_EXERCISE INPUT:_
++++++++++++++++++++

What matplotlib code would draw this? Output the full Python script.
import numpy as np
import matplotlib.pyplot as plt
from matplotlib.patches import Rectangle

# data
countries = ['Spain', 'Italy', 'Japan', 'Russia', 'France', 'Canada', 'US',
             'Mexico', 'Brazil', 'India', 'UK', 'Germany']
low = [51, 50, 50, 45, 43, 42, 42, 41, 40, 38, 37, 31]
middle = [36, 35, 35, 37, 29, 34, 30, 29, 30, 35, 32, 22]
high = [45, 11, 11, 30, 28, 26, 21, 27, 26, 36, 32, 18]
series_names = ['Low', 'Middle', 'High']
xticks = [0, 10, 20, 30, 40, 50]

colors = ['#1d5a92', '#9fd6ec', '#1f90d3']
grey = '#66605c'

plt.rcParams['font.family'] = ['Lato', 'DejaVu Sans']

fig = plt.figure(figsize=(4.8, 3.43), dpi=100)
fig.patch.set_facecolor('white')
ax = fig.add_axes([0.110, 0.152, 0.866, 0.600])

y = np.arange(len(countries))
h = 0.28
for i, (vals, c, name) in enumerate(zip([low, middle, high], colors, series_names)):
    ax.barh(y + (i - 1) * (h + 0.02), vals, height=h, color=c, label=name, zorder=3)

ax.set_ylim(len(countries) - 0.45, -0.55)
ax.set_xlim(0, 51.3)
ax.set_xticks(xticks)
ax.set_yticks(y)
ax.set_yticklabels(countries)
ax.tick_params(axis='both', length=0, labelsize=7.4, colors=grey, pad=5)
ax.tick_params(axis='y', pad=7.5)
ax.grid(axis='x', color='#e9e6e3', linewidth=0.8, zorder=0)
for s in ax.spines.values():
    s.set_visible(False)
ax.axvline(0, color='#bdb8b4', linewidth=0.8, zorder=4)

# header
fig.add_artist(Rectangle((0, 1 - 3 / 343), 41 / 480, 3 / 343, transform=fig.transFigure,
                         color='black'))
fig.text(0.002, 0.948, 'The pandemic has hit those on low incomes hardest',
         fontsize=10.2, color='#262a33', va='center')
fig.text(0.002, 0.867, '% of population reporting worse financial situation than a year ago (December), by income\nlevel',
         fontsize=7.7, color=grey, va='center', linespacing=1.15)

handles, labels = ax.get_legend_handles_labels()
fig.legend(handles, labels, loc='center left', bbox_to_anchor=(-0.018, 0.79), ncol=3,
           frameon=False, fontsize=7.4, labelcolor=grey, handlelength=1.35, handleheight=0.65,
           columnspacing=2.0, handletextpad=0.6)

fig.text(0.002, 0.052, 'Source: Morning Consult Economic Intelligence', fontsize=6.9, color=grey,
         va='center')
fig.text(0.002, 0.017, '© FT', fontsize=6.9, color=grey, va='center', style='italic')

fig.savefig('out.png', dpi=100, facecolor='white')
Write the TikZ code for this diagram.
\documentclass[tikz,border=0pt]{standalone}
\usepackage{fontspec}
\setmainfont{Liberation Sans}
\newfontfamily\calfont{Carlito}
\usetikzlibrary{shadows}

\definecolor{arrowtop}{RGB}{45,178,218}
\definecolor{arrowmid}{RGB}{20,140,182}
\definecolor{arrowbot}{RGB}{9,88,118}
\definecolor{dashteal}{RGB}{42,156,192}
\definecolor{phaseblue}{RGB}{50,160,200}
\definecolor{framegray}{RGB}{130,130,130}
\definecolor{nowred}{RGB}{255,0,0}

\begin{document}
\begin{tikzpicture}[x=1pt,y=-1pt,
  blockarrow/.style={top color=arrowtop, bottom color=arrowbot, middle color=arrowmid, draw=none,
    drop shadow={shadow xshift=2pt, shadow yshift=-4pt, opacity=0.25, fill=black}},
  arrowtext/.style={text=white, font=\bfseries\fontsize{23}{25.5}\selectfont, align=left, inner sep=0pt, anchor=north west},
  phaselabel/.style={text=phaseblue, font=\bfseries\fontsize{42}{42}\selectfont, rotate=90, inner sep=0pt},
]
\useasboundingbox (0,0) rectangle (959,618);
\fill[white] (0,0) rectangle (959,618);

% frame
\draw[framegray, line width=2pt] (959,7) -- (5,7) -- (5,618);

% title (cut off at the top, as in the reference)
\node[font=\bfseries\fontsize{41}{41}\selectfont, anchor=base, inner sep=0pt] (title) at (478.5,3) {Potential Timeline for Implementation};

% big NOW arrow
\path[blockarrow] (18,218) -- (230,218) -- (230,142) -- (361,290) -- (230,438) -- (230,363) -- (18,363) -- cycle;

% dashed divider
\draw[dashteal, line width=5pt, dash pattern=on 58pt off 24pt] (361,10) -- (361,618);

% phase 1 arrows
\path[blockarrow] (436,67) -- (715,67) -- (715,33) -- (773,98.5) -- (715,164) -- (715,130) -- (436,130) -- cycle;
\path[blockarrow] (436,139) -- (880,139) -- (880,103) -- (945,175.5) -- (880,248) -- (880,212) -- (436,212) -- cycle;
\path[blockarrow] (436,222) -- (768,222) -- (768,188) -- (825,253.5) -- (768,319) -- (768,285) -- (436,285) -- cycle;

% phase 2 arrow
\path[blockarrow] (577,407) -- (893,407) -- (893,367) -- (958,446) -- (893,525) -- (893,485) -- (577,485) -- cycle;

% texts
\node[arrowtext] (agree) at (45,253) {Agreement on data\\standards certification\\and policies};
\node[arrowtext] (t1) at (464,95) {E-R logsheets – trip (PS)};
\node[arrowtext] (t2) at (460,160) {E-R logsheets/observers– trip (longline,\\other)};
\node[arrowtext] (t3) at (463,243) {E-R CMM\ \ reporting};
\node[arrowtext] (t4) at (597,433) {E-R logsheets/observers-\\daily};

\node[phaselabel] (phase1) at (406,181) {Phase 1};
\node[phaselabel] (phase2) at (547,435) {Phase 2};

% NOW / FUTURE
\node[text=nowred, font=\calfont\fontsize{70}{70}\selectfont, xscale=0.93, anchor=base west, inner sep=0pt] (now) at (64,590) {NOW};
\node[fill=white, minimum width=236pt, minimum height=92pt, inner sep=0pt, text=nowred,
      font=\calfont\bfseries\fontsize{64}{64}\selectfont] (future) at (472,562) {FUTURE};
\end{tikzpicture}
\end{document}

++++++++++++++++++++

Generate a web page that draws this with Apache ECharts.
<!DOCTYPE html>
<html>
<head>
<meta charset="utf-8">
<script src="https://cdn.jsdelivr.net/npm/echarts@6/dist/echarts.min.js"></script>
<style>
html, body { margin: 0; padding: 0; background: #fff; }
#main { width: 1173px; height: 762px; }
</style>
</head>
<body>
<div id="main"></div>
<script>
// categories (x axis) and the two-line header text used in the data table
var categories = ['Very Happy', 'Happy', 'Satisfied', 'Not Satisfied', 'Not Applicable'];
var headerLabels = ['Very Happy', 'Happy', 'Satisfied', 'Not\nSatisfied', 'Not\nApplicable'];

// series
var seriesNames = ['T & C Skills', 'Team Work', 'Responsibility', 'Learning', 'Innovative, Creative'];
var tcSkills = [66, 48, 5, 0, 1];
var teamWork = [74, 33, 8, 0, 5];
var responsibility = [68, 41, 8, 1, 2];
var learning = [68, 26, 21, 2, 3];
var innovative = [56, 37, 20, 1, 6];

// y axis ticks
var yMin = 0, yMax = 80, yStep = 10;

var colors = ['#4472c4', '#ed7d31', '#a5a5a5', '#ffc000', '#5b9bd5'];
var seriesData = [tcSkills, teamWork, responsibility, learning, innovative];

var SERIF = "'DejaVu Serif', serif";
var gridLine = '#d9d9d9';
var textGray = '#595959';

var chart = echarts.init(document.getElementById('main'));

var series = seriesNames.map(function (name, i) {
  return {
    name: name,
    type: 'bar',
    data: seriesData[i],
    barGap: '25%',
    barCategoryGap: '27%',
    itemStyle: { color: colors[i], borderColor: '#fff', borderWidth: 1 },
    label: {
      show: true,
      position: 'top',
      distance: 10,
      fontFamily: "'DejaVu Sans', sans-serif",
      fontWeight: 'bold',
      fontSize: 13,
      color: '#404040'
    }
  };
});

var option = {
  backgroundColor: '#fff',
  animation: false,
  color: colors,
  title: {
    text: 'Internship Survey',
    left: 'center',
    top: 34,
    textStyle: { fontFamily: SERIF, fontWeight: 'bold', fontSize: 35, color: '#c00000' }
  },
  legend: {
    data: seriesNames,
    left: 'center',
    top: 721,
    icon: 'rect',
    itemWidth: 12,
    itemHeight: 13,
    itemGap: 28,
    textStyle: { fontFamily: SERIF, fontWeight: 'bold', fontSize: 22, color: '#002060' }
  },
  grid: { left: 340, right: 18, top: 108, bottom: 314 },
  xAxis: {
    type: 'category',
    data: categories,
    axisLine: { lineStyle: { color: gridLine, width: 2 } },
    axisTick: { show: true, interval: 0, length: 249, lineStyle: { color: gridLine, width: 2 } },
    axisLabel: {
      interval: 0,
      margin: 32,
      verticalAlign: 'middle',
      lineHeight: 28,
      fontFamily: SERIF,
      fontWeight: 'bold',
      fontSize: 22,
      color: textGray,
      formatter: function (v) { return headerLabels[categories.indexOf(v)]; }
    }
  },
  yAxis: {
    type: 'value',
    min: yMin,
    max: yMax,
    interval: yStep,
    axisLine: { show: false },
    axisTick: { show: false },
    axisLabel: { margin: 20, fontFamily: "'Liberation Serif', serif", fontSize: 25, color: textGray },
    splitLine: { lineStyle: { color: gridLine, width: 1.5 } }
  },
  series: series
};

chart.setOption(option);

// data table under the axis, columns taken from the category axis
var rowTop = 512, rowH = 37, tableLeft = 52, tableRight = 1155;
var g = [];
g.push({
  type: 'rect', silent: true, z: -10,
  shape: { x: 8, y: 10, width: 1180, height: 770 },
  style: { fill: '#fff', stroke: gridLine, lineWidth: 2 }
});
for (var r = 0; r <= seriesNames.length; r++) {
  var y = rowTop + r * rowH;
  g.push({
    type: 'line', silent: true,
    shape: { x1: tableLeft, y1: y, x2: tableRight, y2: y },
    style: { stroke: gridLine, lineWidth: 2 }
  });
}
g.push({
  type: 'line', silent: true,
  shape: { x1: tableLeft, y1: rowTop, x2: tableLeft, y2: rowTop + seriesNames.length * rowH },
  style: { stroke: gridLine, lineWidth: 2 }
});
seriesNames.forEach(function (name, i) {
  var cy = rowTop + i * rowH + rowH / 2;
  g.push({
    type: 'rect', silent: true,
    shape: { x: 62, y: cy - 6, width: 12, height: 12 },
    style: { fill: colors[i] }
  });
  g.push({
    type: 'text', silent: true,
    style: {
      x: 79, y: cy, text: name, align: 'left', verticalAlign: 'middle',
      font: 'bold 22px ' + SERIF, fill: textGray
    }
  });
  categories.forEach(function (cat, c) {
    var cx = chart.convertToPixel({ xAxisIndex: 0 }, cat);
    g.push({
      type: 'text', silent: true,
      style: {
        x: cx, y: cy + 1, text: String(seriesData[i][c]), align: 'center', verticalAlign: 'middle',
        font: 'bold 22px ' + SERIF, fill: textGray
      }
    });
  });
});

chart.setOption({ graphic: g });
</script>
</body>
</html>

++++++++++++++++++++

Print exactly the lines from the one containing "What matplotlib code" to the one containing "xticks = [0, 10, 20, 30, 40, 50]", both included, and nothing else.

What matplotlib code would draw this? Output the full Python script.
import numpy as np
import matplotlib.pyplot as plt
from matplotlib.patches import Rectangle

# data
countries = ['Spain', 'Italy', 'Japan', 'Russia', 'France', 'Canada', 'US',
             'Mexico', 'Brazil', 'India', 'UK', 'Germany']
low = [51, 50, 50, 45, 43, 42, 42, 41, 40, 38, 37, 31]
middle = [36, 35, 35, 37, 29, 34, 30, 29, 30, 35, 32, 22]
high = [45, 11, 11, 30, 28, 26, 21, 27, 26, 36, 32, 18]
series_names = ['Low', 'Middle', 'High']
xticks = [0, 10, 20, 30, 40, 50]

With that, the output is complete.